_SUPPLIED MATERIAL:_
◆ ◆ ◆ ◆ ◆
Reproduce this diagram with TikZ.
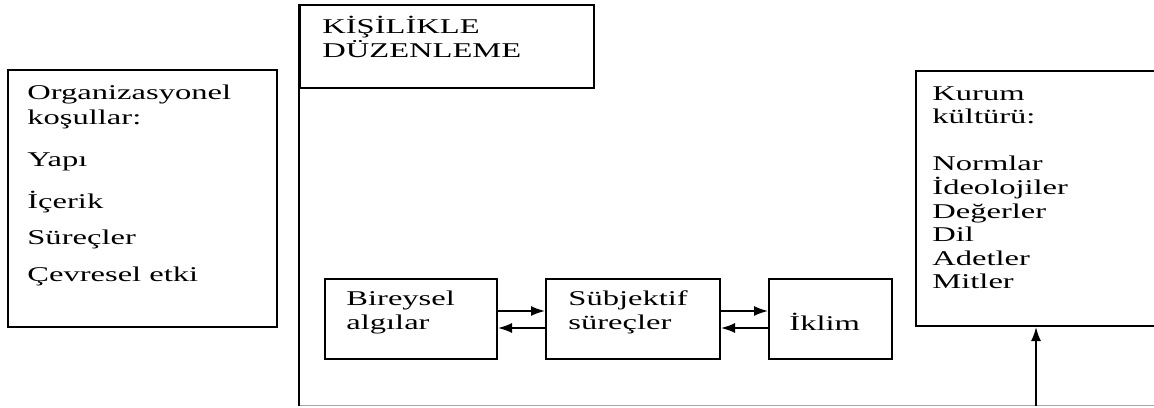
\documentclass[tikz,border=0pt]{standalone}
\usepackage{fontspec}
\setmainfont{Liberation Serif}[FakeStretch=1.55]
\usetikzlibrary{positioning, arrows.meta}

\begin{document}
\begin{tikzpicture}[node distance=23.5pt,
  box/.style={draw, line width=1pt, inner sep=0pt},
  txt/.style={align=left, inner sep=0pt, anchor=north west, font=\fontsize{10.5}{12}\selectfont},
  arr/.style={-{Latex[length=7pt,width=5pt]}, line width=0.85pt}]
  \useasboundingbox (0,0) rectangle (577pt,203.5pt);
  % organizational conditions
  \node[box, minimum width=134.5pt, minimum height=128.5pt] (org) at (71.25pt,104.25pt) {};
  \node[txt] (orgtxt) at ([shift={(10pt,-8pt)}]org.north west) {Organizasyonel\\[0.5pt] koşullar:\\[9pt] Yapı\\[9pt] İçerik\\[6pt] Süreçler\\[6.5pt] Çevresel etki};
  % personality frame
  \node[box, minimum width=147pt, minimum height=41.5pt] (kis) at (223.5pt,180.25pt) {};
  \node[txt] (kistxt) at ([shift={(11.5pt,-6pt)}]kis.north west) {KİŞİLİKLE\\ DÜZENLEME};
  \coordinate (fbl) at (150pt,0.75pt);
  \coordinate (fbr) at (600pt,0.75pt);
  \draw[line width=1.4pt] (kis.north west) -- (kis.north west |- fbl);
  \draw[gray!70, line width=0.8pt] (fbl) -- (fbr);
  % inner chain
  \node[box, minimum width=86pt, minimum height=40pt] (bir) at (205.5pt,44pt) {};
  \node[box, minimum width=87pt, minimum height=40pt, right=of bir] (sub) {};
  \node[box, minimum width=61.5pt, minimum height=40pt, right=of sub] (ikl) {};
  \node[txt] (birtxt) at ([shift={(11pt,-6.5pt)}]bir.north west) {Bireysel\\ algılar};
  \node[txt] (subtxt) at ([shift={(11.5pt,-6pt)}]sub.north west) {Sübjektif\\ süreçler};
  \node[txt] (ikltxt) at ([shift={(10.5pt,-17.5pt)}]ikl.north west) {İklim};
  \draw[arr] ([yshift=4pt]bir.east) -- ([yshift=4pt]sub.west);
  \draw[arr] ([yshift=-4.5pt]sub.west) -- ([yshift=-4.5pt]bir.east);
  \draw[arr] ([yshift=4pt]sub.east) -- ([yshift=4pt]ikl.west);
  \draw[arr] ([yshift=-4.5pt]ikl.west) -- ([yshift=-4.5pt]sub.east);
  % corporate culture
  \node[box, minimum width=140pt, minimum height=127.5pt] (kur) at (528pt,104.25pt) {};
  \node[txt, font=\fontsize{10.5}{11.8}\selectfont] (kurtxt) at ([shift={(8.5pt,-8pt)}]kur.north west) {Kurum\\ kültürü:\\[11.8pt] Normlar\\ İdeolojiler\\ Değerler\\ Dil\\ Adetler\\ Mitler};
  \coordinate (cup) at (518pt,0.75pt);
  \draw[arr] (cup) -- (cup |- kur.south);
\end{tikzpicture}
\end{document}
◆ ◆ ◆ ◆ ◆
_DIRECTIONS:_ Copy out all the data without changing anything, and drop the pictures.

_RESULT:_
Reproduce this diagram with TikZ.
\documentclass[tikz,border=0pt]{standalone}
\usepackage{fontspec}
\setmainfont{Liberation Serif}[FakeStretch=1.55]
\usetikzlibrary{positioning, arrows.meta}

\begin{document}
\begin{tikzpicture}[node distance=23.5pt,
  box/.style={draw, line width=1pt, inner sep=0pt},
  txt/.style={align=left, inner sep=0pt, anchor=north west, font=\fontsize{10.5}{12}\selectfont},
  arr/.style={-{Latex[length=7pt,width=5pt]}, line width=0.85pt}]
  \useasboundingbox (0,0) rectangle (577pt,203.5pt);
  % organizational conditions
  \node[box, minimum width=134.5pt, minimum height=128.5pt] (org) at (71.25pt,104.25pt) {};
  \node[txt] (orgtxt) at ([shift={(10pt,-8pt)}]org.north west) {Organizasyonel\\[0.5pt] koşullar:\\[9pt] Yapı\\[9pt] İçerik\\[6pt] Süreçler\\[6.5pt] Çevresel etki};
  % personality frame
  \node[box, minimum width=147pt, minimum height=41.5pt] (kis) at (223.5pt,180.25pt) {};
  \node[txt] (kistxt) at ([shift={(11.5pt,-6pt)}]kis.north west) {KİŞİLİKLE\\ DÜZENLEME};
  \coordinate (fbl) at (150pt,0.75pt);
  \coordinate (fbr) at (600pt,0.75pt);
  \draw[line width=1.4pt] (kis.north west) -- (kis.north west |- fbl);
  \draw[gray!70, line width=0.8pt] (fbl) -- (fbr);
  % inner chain
  \node[box, minimum width=86pt, minimum height=40pt] (bir) at (205.5pt,44pt) {};
  \node[box, minimum width=87pt, minimum height=40pt, right=of bir] (sub) {};
  \node[box, minimum width=61.5pt, minimum height=40pt, right=of sub] (ikl) {};
  \node[txt] (birtxt) at ([shift={(11pt,-6.5pt)}]bir.north west) {Bireysel\\ algılar};
  \node[txt] (subtxt) at ([shift={(11.5pt,-6pt)}]sub.north west) {Sübjektif\\ süreçler};
  \node[txt] (ikltxt) at ([shift={(10.5pt,-17.5pt)}]ikl.north west) {İklim};
  \draw[arr] ([yshift=4pt]bir.east) -- ([yshift=4pt]sub.west);
  \draw[arr] ([yshift=-4.5pt]sub.west) -- ([yshift=-4.5pt]bir.east);
  \draw[arr] ([yshift=4pt]sub.east) -- ([yshift=4pt]ikl.west);
  \draw[arr] ([yshift=-4.5pt]ikl.west) -- ([yshift=-4.5pt]sub.east);
  % corporate culture
  \node[box, minimum width=140pt, minimum height=127.5pt] (kur) at (528pt,104.25pt) {};
  \node[txt, font=\fontsize{10.5}{11.8}\selectfont] (kurtxt) at ([shift={(8.5pt,-8pt)}]kur.north west) {Kurum\\ kültürü:\\[11.8pt] Normlar\\ İdeolojiler\\ Değerler\\ Dil\\ Adetler\\ Mitler};
  \coordinate (cup) at (518pt,0.75pt);
  \draw[arr] (cup) -- (cup |- kur.south);
\end{tikzpicture}
\end{document}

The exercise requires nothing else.